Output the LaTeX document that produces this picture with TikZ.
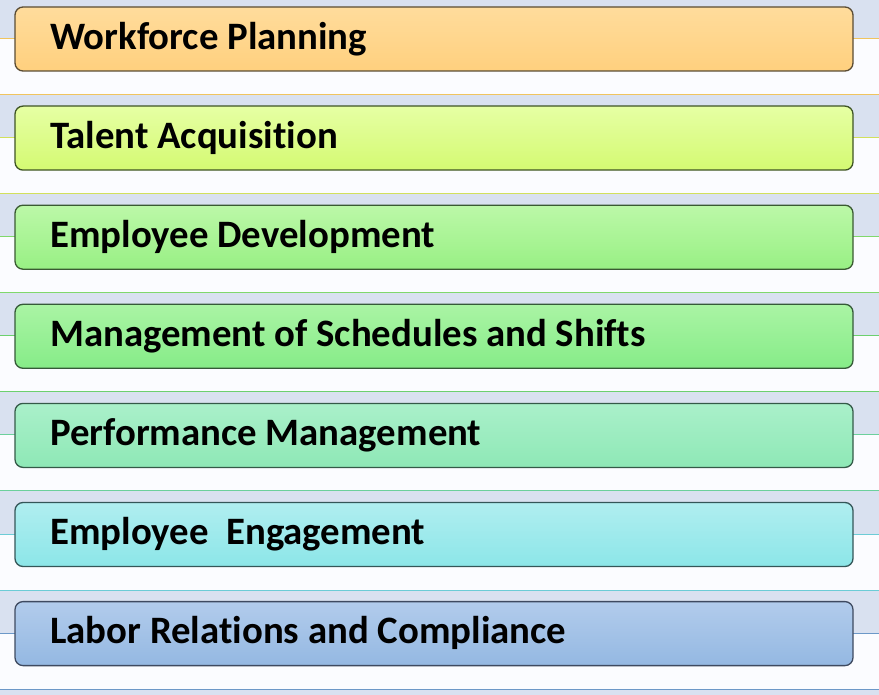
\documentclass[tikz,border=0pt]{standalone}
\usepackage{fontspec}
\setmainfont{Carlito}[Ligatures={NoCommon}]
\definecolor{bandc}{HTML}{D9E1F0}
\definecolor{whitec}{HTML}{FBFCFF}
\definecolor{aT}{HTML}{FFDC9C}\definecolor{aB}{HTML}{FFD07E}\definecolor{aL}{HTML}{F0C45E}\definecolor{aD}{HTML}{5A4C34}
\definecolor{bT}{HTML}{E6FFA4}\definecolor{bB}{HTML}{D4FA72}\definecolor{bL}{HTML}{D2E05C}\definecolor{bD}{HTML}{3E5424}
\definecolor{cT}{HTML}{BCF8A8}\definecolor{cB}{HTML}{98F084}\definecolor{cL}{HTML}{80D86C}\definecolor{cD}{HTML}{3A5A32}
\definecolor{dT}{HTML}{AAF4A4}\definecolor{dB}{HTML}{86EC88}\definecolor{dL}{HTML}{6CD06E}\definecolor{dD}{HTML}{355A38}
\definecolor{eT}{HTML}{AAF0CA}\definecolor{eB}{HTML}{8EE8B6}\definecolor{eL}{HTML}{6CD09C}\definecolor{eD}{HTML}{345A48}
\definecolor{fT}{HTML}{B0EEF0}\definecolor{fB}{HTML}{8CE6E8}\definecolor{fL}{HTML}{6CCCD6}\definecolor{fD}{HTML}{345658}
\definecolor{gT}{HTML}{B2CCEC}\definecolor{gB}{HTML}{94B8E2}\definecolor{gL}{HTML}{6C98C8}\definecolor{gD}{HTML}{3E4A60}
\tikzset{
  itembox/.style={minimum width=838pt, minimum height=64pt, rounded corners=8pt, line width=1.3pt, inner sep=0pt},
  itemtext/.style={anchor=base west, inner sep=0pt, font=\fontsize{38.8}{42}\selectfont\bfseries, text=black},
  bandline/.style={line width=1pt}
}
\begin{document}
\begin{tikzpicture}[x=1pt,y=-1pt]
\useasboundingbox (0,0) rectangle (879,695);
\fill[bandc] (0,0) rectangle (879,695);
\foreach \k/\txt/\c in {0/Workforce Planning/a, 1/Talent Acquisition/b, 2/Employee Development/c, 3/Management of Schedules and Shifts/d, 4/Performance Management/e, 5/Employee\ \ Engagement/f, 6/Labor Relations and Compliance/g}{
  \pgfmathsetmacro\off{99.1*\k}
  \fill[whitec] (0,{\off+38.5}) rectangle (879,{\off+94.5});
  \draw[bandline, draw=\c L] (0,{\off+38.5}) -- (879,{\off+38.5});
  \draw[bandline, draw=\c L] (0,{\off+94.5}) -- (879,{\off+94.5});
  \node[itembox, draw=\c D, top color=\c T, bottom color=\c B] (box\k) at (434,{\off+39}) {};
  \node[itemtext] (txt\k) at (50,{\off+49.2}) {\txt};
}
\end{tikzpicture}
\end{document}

WORK INSTRUCTIONS ▸
Images should not appear in the copy; retype the listing above exactly.

EXERCISE ANSWER ▸
Output the LaTeX document that produces this picture with TikZ.
\documentclass[tikz,border=0pt]{standalone}
\usepackage{fontspec}
\setmainfont{Carlito}[Ligatures={NoCommon}]
\definecolor{bandc}{HTML}{D9E1F0}
\definecolor{whitec}{HTML}{FBFCFF}
\definecolor{aT}{HTML}{FFDC9C}\definecolor{aB}{HTML}{FFD07E}\definecolor{aL}{HTML}{F0C45E}\definecolor{aD}{HTML}{5A4C34}
\definecolor{bT}{HTML}{E6FFA4}\definecolor{bB}{HTML}{D4FA72}\definecolor{bL}{HTML}{D2E05C}\definecolor{bD}{HTML}{3E5424}
\definecolor{cT}{HTML}{BCF8A8}\definecolor{cB}{HTML}{98F084}\definecolor{cL}{HTML}{80D86C}\definecolor{cD}{HTML}{3A5A32}
\definecolor{dT}{HTML}{AAF4A4}\definecolor{dB}{HTML}{86EC88}\definecolor{dL}{HTML}{6CD06E}\definecolor{dD}{HTML}{355A38}
\definecolor{eT}{HTML}{AAF0CA}\definecolor{eB}{HTML}{8EE8B6}\definecolor{eL}{HTML}{6CD09C}\definecolor{eD}{HTML}{345A48}
\definecolor{fT}{HTML}{B0EEF0}\definecolor{fB}{HTML}{8CE6E8}\definecolor{fL}{HTML}{6CCCD6}\definecolor{fD}{HTML}{345658}
\definecolor{gT}{HTML}{B2CCEC}\definecolor{gB}{HTML}{94B8E2}\definecolor{gL}{HTML}{6C98C8}\definecolor{gD}{HTML}{3E4A60}
\tikzset{
  itembox/.style={minimum width=838pt, minimum height=64pt, rounded corners=8pt, line width=1.3pt, inner sep=0pt},
  itemtext/.style={anchor=base west, inner sep=0pt, font=\fontsize{38.8}{42}\selectfont\bfseries, text=black},
  bandline/.style={line width=1pt}
}
\begin{document}
\begin{tikzpicture}[x=1pt,y=-1pt]
\useasboundingbox (0,0) rectangle (879,695);
\fill[bandc] (0,0) rectangle (879,695);
\foreach \k/\txt/\c in {0/Workforce Planning/a, 1/Talent Acquisition/b, 2/Employee Development/c, 3/Management of Schedules and Shifts/d, 4/Performance Management/e, 5/Employee\ \ Engagement/f, 6/Labor Relations and Compliance/g}{
  \pgfmathsetmacro\off{99.1*\k}
  \fill[whitec] (0,{\off+38.5}) rectangle (879,{\off+94.5});
  \draw[bandline, draw=\c L] (0,{\off+38.5}) -- (879,{\off+38.5});
  \draw[bandline, draw=\c L] (0,{\off+94.5}) -- (879,{\off+94.5});
  \node[itembox, draw=\c D, top color=\c T, bottom color=\c B] (box\k) at (434,{\off+39}) {};
  \node[itemtext] (txt\k) at (50,{\off+49.2}) {\txt};
}
\end{tikzpicture}
\end{document}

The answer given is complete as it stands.